:: Data shown ::
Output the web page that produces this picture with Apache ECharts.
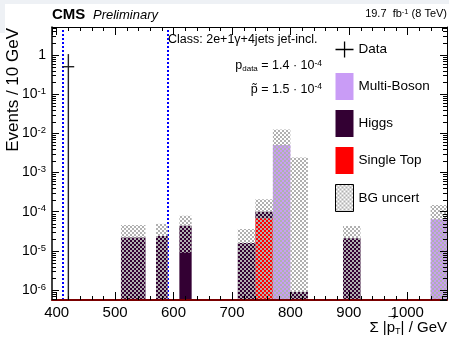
<!DOCTYPE html>
<html><head><meta charset="utf-8">
<script src="https://cdn.jsdelivr.net/npm/echarts@6/dist/echarts.min.js"></script>
<style>html,body{margin:0;padding:0;background:#fff}#c{width:449px;height:339px}</style>
</head><body><div id="c"></div>
<script>
// ---------------- data ----------------
const binLow      = [510, 570, 610, 710, 740, 770, 800, 890, 1040];
const binHigh     = [552, 590, 631, 740, 770, 800, 830, 920, 1070];
const singleTop   = [0, 0, 0, 0, 6.8e-5, 0, 0, 0, 0];
const higgs       = [2.2e-5, 2.4e-5, 4.4e-5, 1.6e-5, 3.2e-5, 0, 9e-7, 2.1e-5, 0];
const multiBoson  = [0, 0, 0, 0, 0, 5.0e-3, 0, 0, 6.4e-5];
const bgUncert    = [2.4e-5, 2.5e-5, 3.5e-5, 2.0e-5, 1.07e-4, 7.6e-3, 2.4e-3, 2.2e-5, 8.4e-5];
const dataLow     = [410];
const dataHigh    = [430];
const dataValue   = [0.5];
const dataErrUp   = [0.55];
const dataErrDown = [0.5];
const roiEdges    = [410, 590];
const xTickLabels = [400, 500, 600, 700, 800, 900, 1000];
const yTickExponents = [-6, -5, -4, -3, -2, -1, 0];

const X_MIN = 392, X_MAX = 1068;
const Y_MIN = 5.6e-7, Y_MAX = 5.15;
const FONT = '"Liberation Sans", Arial, Helvetica, sans-serif';

// minor tick values (axis decoration)
const xMinorTicks = [];
for (let v = 400; v <= 1060; v += 20) if (v % 100 !== 0) xMinorTicks.push(v);
const yMinorTicks = [];
for (let e = -7; e <= 0; e++) for (let m = 2; m <= 9; m++) { const v = m * Math.pow(10, e); if (v > Y_MIN && v < Y_MAX) yMinorTicks.push(v); }

// hatch pattern for BG uncertainty (grey checker, transparent gaps)
const pc = document.createElement('canvas'); pc.width = 4; pc.height = 4;
const pg = pc.getContext('2d'); pg.fillStyle = '#b0b0b0';
pg.fillRect(0, 0, 2, 2); pg.fillRect(2, 2, 2, 2);
const hatch = { image: pc, repeat: 'repeat' };

const COLORS = { mb: '#c99cf6', higgs: '#330033', st: '#ff0000' };

// stacked rectangles
function stackData(vals, below) {
  const out = [];
  vals.forEach((v, i) => { if (v > 0) out.push([binLow[i], binHigh[i], below[i], below[i] + v]); });
  return out;
}
const zeros = binLow.map(() => 0);
const belowHiggs = singleTop.slice();
const belowMB = singleTop.map((v, i) => v + higgs[i]);
const total = belowMB.map((v, i) => v + multiBoson[i]);
const uncertData = total.map((t, i) => [binLow[i], binHigh[i], t - bgUncert[i], t + bgUncert[i]]);

function rectRender(fill, z2) {
  return function (params, api) {
    const x0 = api.value(0), x1 = api.value(1);
    const b = Math.max(api.value(2), Y_MIN), t = api.value(3);
    const p0 = api.coord([x0, t]), p1 = api.coord([x1, b]);
    const cs = params.coordSys;
    const shape = echarts.graphic.clipRectByRect(
      { x: p0[0], y: p0[1], width: p1[0] - p0[0], height: p1[1] - p0[1] },
      { x: cs.x, y: cs.y, width: cs.width, height: cs.height });
    return shape && { type: 'rect', z2: z2, shape: shape, style: { fill: fill } };
  };
}
function barSeries(name, data, fill, z, z2) {
  return { name: name, type: 'custom', renderItem: rectRender(fill, z2), data: data,
    encode: { x: [0, 1], y: [3] }, itemStyle: { color: fill }, z: z, silent: true };
}

const dataPts = dataValue.map((v, i) => [dataLow[i], dataHigh[i], v, v - dataErrDown[i], v + dataErrUp[i]]);

function yLabel(v) {
  const e = Math.log10(v), r = Math.round(e);
  if (Math.abs(e - r) > 1e-6 || yTickExponents.indexOf(r) < 0) return '';
  return r === 0 ? '{b|1}' : '{b|10}{s|' + r + '}';
}

const chart = echarts.init(document.getElementById('c'));
chart.setOption({
  animation: false,
  grid: { left: 52, right: 2, top: 27, bottom: 39 },
  xAxis: [
    { type: 'value', min: X_MIN, max: X_MAX, splitNumber: 6, position: 'bottom', z: 8,
      axisLine: { show: true, onZero: false, lineStyle: { color: '#7a0000', width: 2 } },
      axisTick: { show: true, inside: true, length: 8, lineStyle: { color: '#000', width: 1 } },
      axisLabel: { margin: 5, fontSize: 15, color: '#000', fontFamily: FONT, showMinLabel: false, showMaxLabel: false,
        formatter: v => (xTickLabels.indexOf(Math.round(v)) >= 0 && Math.abs(v - Math.round(v)) < 1e-6) ? String(Math.round(v)) : '' },
      splitLine: { show: false } },
    { type: 'value', min: X_MIN, max: X_MAX, splitNumber: 6, position: 'top', z: 8,
      axisLine: { show: true, onZero: false, lineStyle: { color: '#000', width: 1 } },
      axisTick: { show: true, inside: true, length: 8, lineStyle: { color: '#000', width: 1 } },
      axisLabel: { show: false }, splitLine: { show: false } }
  ],
  yAxis: [
    { type: 'log', logBase: 10, min: Y_MIN, max: Y_MAX, position: 'left', z: 8,
      axisLine: { show: true, lineStyle: { color: '#000', width: 1.5 } },
      axisTick: { show: true, inside: true, length: 7, lineStyle: { color: '#000', width: 1 } },
      axisLabel: { margin: 6, color: '#000', showMinLabel: false, showMaxLabel: false, formatter: yLabel,
        rich: { b: { fontSize: 14, fontFamily: FONT, lineHeight: 16, color: '#000' },
                s: { fontSize: 9.5, fontFamily: FONT, lineHeight: 10, verticalAlign: 'top', color: '#000' } } },
      splitLine: { show: false }, minorTick: { show: false } },
    { type: 'log', logBase: 10, min: Y_MIN, max: Y_MAX, position: 'right', z: 8,
      axisLine: { show: true, lineStyle: { color: '#000', width: 1 } },
      axisTick: { show: true, inside: true, length: 7, lineStyle: { color: '#000', width: 1 } },
      axisLabel: { show: false }, splitLine: { show: false } }
  ],
  legend: {
    orient: 'vertical', left: 335, top: 36, padding: 0, itemWidth: 18, itemHeight: 27, itemGap: 10,
    selectedMode: false, textStyle: { fontSize: 13.5, fontFamily: FONT, color: '#000' },
    data: [
      { name: 'Data', icon: 'path://M0,0M18,27M8.4,5.5h1.3v7.35h8.3v1.3h-8.3v7.35h-1.3v-7.35h-8.4v-1.3h8.4z', itemStyle: { color: '#000' } },
      { name: 'Multi-Boson', icon: 'rect', itemStyle: { color: COLORS.mb } },
      { name: 'Higgs', icon: 'rect', itemStyle: { color: COLORS.higgs } },
      { name: 'Single Top', icon: 'rect', itemStyle: { color: COLORS.st } },
      { name: 'BG uncert', icon: 'rect', itemStyle: { color: hatch, borderColor: '#000', borderWidth: 1 } }
    ]
  },
  series: [
    barSeries('Single Top', stackData(singleTop, zeros), COLORS.st, 2, 1),
    barSeries('Higgs', stackData(higgs, belowHiggs), COLORS.higgs, 2, 1),
    barSeries('Multi-Boson', stackData(multiBoson, belowMB), COLORS.mb, 2, 1),
    barSeries('BG uncert', uncertData, hatch, 5, 50),
    { name: 'Data', type: 'custom', z: 6, silent: true, data: dataPts, encode: { x: [0, 1], y: [2] },
      itemStyle: { color: '#000' },
      renderItem: function (params, api) {
        const xl = api.value(0), xh = api.value(1), v = api.value(2);
        const lo = Math.max(api.value(3), Y_MIN), hi = api.value(4);
        const pl = api.coord([xl, v]), ph = api.coord([xh, v]);
        const xc = api.coord([(xl + xh) / 2, v])[0];
        const yt = api.coord([xl, hi])[1], yb = api.coord([xl, lo])[1];
        return { type: 'group', children: [
          { type: 'line', shape: { x1: xc, y1: yt, x2: xc, y2: yb }, style: { stroke: '#222', lineWidth: 1.4 } },
          { type: 'line', shape: { x1: pl[0], y1: pl[1], x2: ph[0], y2: ph[1] }, style: { stroke: '#222', lineWidth: 1.4 } }
        ] };
      },
      markLine: { silent: true, symbol: 'none', label: { show: false }, animation: false,
        lineStyle: { color: '#0000ff', type: [2, 2], width: 2, opacity: 1 },
        data: roiEdges.map(v => ({ xAxis: v })) } },
    { name: 'xMinor', type: 'custom', z: 9, silent: true, data: xMinorTicks.map(v => [v, 1]), encode: { x: 0, y: 1 },
      renderItem: function (params, api) {
        const cs = params.coordSys, px = Math.round(api.coord([api.value(0), 1])[0]) + 0.5;
        return { type: 'group', children: [
          { type: 'line', shape: { x1: px, y1: cs.y + cs.height, x2: px, y2: cs.y + cs.height - 4 }, style: { stroke: '#000', lineWidth: 1 } },
          { type: 'line', shape: { x1: px, y1: cs.y, x2: px, y2: cs.y + 4 }, style: { stroke: '#000', lineWidth: 1 } }
        ] };
      } },
    { name: 'yMinor', type: 'custom', z: 9, silent: true, data: yMinorTicks.map(v => [500, v]), encode: { x: 0, y: 1 },
      renderItem: function (params, api) {
        const cs = params.coordSys, py = Math.round(api.coord([500, api.value(1)])[1]) + 0.5;
        return { type: 'group', children: [
          { type: 'line', shape: { x1: cs.x, y1: py, x2: cs.x + 4, y2: py }, style: { stroke: '#000', lineWidth: 1 } },
          { type: 'line', shape: { x1: cs.x + cs.width, y1: py, x2: cs.x + cs.width - 4, y2: py }, style: { stroke: '#000', lineWidth: 1 } }
        ] };
      } }
  ],
  graphic: [
    { type: 'rect', left: 0, top: 0, z: -10, silent: true, shape: { width: 449, height: 4 }, style: { fill: '#eef1f5' } },
    { type: 'rect', left: 0, top: 0, z: -10, silent: true, shape: { width: 5, height: 33 }, style: { fill: '#eef1f5' } },
    { type: 'text', x: 52, y: 14.5, silent: true, style: { text: 'CMS', font: 'bold 15px ' + FONT, fill: '#000', verticalAlign: 'middle' } },
    { type: 'text', x: 93, y: 15, silent: true, style: { text: 'Preliminary', font: 'italic 13px ' + FONT, fill: '#000', verticalAlign: 'middle' } },
    { type: 'text', x: 447, y: 14, silent: true, style: { text: '{a|19.7  fb}{s|-1}{a| (8 TeV)}', align: 'right', verticalAlign: 'middle',
      rich: { a: { fontSize: 11, fontFamily: FONT, lineHeight: 13, fill: '#000' }, s: { fontSize: 7.5, fontFamily: FONT, lineHeight: 8, verticalAlign: 'top', fill: '#000' } } } },
    { type: 'text', x: 168, y: 40, silent: true, style: { text: 'Class: 2e+1\u03b3+4jets jet-incl.', font: '12.5px ' + FONT, fill: '#000', verticalAlign: 'middle' } },
    { type: 'text', x: 322, y: 66, silent: true, style: { text: '{a|p}{d|data}{a| = 1.4 \u00b7 10}{s|-4}', align: 'right', verticalAlign: 'middle',
      rich: { a: { fontSize: 12.5, fontFamily: FONT, lineHeight: 14, verticalAlign: 'top', fill: '#000' },
              d: { fontSize: 8, fontFamily: FONT, lineHeight: 8, padding: [10, 0, 0, 0], verticalAlign: 'bottom', fill: '#000' },
              s: { fontSize: 8.5, fontFamily: FONT, lineHeight: 9, verticalAlign: 'top', fill: '#000' } } } },
    { type: 'text', x: 322, y: 90, silent: true, style: { text: '{a|p\u0303 = 1.5 \u00b7 10}{s|-4}', align: 'right', verticalAlign: 'middle',
      rich: { a: { fontSize: 12.5, fontFamily: FONT, lineHeight: 16, fill: '#000' },
              s: { fontSize: 8.5, fontFamily: FONT, lineHeight: 9, verticalAlign: 'top', fill: '#000' } } } },
    { type: 'text', x: 13, y: 28, rotation: Math.PI / 2, silent: true, style: { text: 'Events / 10 GeV', font: '17px ' + FONT, fill: '#000', align: 'right', verticalAlign: 'middle' } },
    { type: 'text', x: 447, y: 328, silent: true, style: { text: '{n|\u03a3 |p}{t|T}{n|| / GeV}', align: 'right', verticalAlign: 'middle',
      rich: { n: { fontSize: 15, fontFamily: FONT, lineHeight: 16, verticalAlign: 'top', fill: '#000' },
              t: { fontSize: 9, fontFamily: FONT, lineHeight: 9, padding: [10, 0, 0, 0], verticalAlign: 'bottom', fill: '#000' } } } },
    { type: 'text', x: 392, y: 317, silent: true, style: { text: '\u2192', font: '10px "DejaVu Sans", ' + FONT, fill: '#000', align: 'center', verticalAlign: 'middle' } }
  ]
});
</script></body></html>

:: What is asked ::
Repeat, exactly and in full, each line from the start of the data to the line that contains "for (let e = -7;". Pictures do not go in.

:: Output of the exercise ::
Output the web page that produces this picture with Apache ECharts.
<!DOCTYPE html>
<html><head><meta charset="utf-8">
<script src="https://cdn.jsdelivr.net/npm/echarts@6/dist/echarts.min.js"></script>
<style>html,body{margin:0;padding:0;background:#fff}#c{width:449px;height:339px}</style>
</head><body><div id="c"></div>
<script>
// ---------------- data ----------------
const binLow      = [510, 570, 610, 710, 740, 770, 800, 890, 1040];
const binHigh     = [552, 590, 631, 740, 770, 800, 830, 920, 1070];
const singleTop   = [0, 0, 0, 0, 6.8e-5, 0, 0, 0, 0];
const higgs       = [2.2e-5, 2.4e-5, 4.4e-5, 1.6e-5, 3.2e-5, 0, 9e-7, 2.1e-5, 0];
const multiBoson  = [0, 0, 0, 0, 0, 5.0e-3, 0, 0, 6.4e-5];
const bgUncert    = [2.4e-5, 2.5e-5, 3.5e-5, 2.0e-5, 1.07e-4, 7.6e-3, 2.4e-3, 2.2e-5, 8.4e-5];
const dataLow     = [410];
const dataHigh    = [430];
const dataValue   = [0.5];
const dataErrUp   = [0.55];
const dataErrDown = [0.5];
const roiEdges    = [410, 590];
const xTickLabels = [400, 500, 600, 700, 800, 900, 1000];
const yTickExponents = [-6, -5, -4, -3, -2, -1, 0];

const X_MIN = 392, X_MAX = 1068;
const Y_MIN = 5.6e-7, Y_MAX = 5.15;
const FONT = '"Liberation Sans", Arial, Helvetica, sans-serif';

// minor tick values (axis decoration)
const xMinorTicks = [];
for (let v = 400; v <= 1060; v += 20) if (v % 100 !== 0) xMinorTicks.push(v);
const yMinorTicks = [];
for (let e = -7; e <= 0; e++) for (let m = 2; m <= 9; m++) { const v = m * Math.pow(10, e); if (v > Y_MIN && v < Y_MAX) yMinorTicks.push(v); }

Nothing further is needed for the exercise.